Your objective: Of the lines listed below, return exactly those that run from the line containing "The picture is" through the line containing "fig.savefig('out.png', dpi=DPI)", both included.

Supplied data:
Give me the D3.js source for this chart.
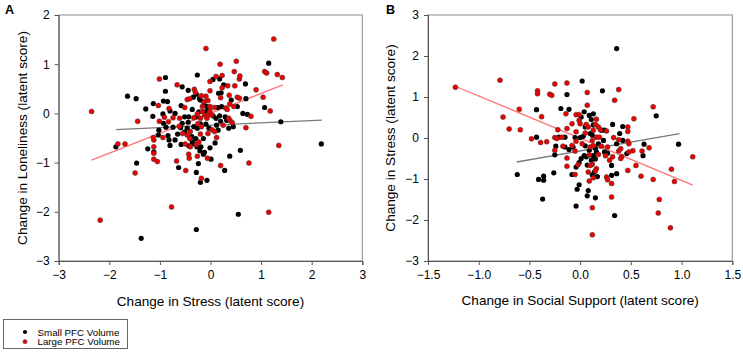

==

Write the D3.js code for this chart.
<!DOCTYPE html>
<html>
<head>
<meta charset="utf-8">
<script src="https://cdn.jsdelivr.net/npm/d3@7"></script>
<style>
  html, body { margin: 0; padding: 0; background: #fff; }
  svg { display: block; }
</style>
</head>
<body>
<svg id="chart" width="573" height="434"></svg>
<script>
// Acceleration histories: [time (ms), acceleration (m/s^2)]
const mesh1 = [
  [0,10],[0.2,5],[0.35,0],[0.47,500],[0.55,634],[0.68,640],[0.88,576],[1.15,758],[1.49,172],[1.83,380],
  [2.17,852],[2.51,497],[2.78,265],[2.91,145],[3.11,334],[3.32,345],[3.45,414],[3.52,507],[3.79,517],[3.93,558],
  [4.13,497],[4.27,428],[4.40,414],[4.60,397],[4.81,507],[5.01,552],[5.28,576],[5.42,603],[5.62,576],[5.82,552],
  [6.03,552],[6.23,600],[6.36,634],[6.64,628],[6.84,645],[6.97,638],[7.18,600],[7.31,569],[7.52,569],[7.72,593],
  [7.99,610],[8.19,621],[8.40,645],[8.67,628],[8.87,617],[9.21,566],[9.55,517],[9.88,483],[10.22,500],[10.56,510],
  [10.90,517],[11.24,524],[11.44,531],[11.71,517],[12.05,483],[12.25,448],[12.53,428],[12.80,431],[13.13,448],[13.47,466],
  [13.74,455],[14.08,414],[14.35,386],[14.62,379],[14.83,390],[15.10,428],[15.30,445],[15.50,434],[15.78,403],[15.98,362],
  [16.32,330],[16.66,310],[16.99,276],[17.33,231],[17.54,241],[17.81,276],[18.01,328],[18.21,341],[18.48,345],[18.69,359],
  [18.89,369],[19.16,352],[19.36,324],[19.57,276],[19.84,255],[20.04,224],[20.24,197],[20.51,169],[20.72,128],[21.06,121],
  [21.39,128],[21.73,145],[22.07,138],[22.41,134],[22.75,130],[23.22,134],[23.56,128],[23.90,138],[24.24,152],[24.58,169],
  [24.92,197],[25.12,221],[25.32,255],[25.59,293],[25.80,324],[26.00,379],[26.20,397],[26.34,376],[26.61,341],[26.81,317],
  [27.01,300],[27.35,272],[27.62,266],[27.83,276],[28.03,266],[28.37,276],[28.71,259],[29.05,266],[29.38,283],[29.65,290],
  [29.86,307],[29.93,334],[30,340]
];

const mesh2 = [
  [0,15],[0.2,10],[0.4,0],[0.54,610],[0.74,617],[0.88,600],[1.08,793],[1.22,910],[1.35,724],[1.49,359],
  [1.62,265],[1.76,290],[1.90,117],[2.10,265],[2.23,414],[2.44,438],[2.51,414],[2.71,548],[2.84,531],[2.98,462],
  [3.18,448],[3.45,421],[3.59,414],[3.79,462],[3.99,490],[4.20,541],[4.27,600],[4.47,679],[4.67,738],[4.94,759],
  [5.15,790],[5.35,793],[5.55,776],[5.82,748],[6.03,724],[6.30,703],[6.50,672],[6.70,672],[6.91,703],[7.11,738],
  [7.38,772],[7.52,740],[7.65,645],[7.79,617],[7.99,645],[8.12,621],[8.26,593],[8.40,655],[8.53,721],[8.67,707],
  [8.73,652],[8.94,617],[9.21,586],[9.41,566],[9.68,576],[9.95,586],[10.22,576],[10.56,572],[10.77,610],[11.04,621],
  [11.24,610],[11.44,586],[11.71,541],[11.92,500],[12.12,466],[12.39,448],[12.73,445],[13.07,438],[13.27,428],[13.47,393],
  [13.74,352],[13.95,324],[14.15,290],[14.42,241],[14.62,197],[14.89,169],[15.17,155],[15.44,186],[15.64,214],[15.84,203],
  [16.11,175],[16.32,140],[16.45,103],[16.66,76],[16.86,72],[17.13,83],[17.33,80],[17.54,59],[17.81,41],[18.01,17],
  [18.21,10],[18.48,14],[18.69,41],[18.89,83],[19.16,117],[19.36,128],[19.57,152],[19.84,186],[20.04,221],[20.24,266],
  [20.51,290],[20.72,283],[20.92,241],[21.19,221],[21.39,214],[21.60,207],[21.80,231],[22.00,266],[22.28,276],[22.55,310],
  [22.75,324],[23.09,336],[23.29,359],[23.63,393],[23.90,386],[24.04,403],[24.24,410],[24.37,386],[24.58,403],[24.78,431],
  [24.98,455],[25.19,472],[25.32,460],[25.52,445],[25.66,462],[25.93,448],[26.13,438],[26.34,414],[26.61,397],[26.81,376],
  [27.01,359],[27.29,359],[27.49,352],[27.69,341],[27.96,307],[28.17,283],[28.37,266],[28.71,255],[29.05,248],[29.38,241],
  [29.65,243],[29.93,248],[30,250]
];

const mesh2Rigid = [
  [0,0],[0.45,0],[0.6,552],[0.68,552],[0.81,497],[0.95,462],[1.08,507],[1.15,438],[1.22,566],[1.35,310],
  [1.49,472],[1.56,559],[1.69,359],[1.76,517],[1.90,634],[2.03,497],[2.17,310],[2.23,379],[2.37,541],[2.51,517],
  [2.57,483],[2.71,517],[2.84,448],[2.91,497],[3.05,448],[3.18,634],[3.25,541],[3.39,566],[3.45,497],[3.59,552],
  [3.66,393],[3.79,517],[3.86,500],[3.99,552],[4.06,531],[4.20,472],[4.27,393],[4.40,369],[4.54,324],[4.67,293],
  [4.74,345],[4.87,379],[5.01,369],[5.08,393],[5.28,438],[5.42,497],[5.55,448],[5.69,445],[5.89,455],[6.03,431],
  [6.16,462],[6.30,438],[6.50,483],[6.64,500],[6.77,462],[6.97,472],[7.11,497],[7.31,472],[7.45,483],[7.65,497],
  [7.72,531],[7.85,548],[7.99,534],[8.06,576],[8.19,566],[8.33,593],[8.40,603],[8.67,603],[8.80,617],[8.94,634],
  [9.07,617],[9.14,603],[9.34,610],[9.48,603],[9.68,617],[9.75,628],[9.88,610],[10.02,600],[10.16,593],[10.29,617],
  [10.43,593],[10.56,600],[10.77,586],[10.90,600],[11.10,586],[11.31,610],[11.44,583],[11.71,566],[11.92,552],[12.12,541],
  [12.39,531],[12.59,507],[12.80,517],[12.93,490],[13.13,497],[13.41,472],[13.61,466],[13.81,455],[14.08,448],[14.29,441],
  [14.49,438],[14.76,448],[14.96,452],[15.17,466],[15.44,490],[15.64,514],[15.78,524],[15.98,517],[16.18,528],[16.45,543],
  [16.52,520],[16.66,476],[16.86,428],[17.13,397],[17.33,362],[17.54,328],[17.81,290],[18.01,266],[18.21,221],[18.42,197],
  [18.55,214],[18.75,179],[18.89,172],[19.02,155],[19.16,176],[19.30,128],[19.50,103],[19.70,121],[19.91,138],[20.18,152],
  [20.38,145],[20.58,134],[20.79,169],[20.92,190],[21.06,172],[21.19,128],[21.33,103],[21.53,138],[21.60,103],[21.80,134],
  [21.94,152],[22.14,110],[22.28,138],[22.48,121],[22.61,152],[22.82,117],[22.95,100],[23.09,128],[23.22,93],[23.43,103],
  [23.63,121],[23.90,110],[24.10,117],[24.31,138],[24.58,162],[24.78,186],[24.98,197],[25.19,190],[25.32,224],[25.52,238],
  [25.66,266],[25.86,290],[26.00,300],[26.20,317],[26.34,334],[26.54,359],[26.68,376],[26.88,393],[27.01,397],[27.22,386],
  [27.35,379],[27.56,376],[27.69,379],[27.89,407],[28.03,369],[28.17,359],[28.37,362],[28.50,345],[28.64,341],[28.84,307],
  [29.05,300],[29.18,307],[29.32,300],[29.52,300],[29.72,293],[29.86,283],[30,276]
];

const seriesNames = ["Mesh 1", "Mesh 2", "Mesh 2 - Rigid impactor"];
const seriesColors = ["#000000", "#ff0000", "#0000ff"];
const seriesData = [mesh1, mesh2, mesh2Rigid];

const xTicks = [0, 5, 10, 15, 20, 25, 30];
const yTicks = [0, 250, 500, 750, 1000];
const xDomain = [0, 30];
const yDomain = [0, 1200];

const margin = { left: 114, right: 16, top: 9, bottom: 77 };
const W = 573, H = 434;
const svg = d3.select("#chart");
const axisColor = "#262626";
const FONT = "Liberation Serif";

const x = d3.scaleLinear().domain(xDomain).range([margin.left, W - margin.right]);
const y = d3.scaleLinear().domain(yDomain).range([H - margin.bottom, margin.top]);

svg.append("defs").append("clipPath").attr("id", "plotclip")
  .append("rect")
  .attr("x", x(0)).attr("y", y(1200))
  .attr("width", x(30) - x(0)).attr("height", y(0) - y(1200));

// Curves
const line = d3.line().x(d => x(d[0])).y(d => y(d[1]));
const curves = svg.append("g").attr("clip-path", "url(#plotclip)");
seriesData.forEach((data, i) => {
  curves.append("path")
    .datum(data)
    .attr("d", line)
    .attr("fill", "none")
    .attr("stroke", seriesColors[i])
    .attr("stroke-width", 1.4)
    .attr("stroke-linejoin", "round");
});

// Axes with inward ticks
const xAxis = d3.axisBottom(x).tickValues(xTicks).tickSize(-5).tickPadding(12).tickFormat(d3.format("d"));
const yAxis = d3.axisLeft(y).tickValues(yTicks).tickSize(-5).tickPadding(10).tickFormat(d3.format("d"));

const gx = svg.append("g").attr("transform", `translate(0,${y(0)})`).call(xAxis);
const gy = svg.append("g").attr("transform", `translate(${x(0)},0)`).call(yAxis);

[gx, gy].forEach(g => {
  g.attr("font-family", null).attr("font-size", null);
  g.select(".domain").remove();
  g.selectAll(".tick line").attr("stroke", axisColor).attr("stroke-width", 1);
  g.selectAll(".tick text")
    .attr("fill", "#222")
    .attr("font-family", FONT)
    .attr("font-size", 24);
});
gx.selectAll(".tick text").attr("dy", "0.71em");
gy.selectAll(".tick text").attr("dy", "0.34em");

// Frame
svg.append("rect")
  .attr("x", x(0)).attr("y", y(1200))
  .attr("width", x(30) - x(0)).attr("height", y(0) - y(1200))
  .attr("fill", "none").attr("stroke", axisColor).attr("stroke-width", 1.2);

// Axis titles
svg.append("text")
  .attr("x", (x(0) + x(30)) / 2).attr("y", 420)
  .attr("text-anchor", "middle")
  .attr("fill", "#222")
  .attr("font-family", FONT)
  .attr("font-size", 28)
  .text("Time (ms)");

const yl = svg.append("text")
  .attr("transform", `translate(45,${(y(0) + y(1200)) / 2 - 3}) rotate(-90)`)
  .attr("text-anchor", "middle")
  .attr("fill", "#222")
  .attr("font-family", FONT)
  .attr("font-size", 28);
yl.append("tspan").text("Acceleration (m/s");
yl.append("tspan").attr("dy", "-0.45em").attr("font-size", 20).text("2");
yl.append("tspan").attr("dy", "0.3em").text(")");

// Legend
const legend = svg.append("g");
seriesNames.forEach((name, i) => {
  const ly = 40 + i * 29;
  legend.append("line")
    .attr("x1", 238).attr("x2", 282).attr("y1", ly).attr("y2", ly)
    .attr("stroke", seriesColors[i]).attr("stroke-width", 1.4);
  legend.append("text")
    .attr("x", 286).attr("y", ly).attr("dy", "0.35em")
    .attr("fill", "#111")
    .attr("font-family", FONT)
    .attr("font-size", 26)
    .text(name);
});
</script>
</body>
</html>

--

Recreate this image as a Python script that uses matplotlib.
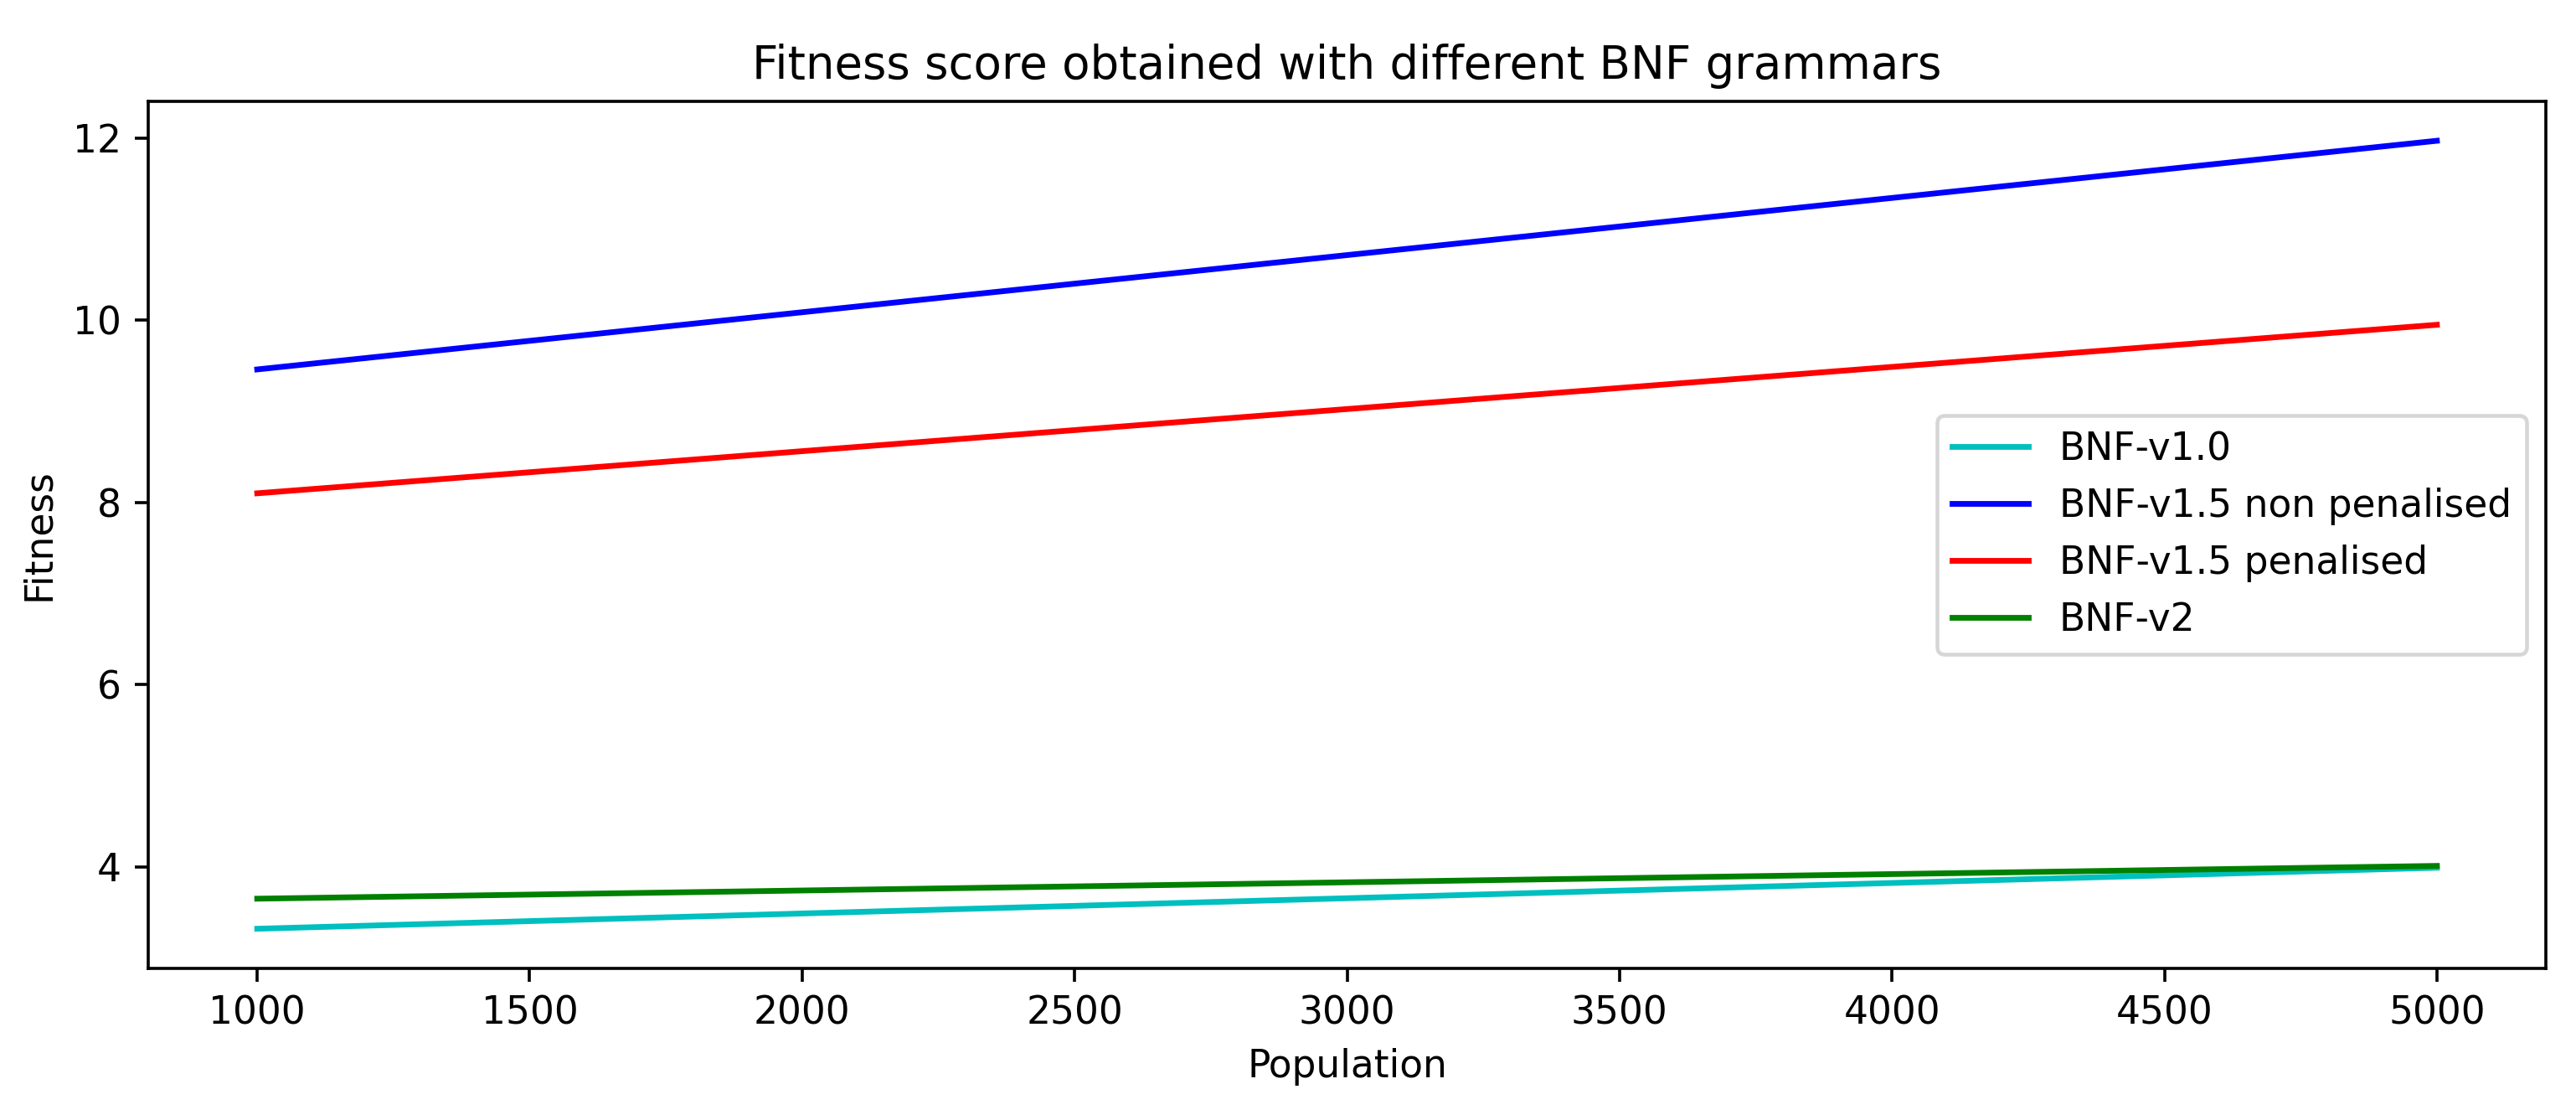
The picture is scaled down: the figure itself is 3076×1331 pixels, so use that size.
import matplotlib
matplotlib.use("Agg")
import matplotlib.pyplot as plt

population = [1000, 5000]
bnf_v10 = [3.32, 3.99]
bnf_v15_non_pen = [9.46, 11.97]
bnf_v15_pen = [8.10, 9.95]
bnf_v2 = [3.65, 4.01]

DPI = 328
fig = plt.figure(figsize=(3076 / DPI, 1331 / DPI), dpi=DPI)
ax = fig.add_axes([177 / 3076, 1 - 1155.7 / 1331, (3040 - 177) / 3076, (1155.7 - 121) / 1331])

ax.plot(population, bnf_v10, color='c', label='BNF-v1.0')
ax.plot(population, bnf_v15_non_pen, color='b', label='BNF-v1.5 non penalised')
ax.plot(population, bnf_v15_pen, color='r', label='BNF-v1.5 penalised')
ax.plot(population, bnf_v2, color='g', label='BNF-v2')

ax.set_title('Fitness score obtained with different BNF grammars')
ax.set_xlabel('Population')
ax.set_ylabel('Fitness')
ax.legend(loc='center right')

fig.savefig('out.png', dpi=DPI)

The reply:
The picture is scaled down: the figure itself is 3076×1331 pixels, so use that size.
import matplotlib
matplotlib.use("Agg")
import matplotlib.pyplot as plt

population = [1000, 5000]
bnf_v10 = [3.32, 3.99]
bnf_v15_non_pen = [9.46, 11.97]
bnf_v15_pen = [8.10, 9.95]
bnf_v2 = [3.65, 4.01]

DPI = 328
fig = plt.figure(figsize=(3076 / DPI, 1331 / DPI), dpi=DPI)
ax = fig.add_axes([177 / 3076, 1 - 1155.7 / 1331, (3040 - 177) / 3076, (1155.7 - 121) / 1331])

ax.plot(population, bnf_v10, color='c', label='BNF-v1.0')
ax.plot(population, bnf_v15_non_pen, color='b', label='BNF-v1.5 non penalised')
ax.plot(population, bnf_v15_pen, color='r', label='BNF-v1.5 penalised')
ax.plot(population, bnf_v2, color='g', label='BNF-v2')

ax.set_title('Fitness score obtained with different BNF grammars')
ax.set_xlabel('Population')
ax.set_ylabel('Fitness')
ax.legend(loc='center right')

fig.savefig('out.png', dpi=DPI)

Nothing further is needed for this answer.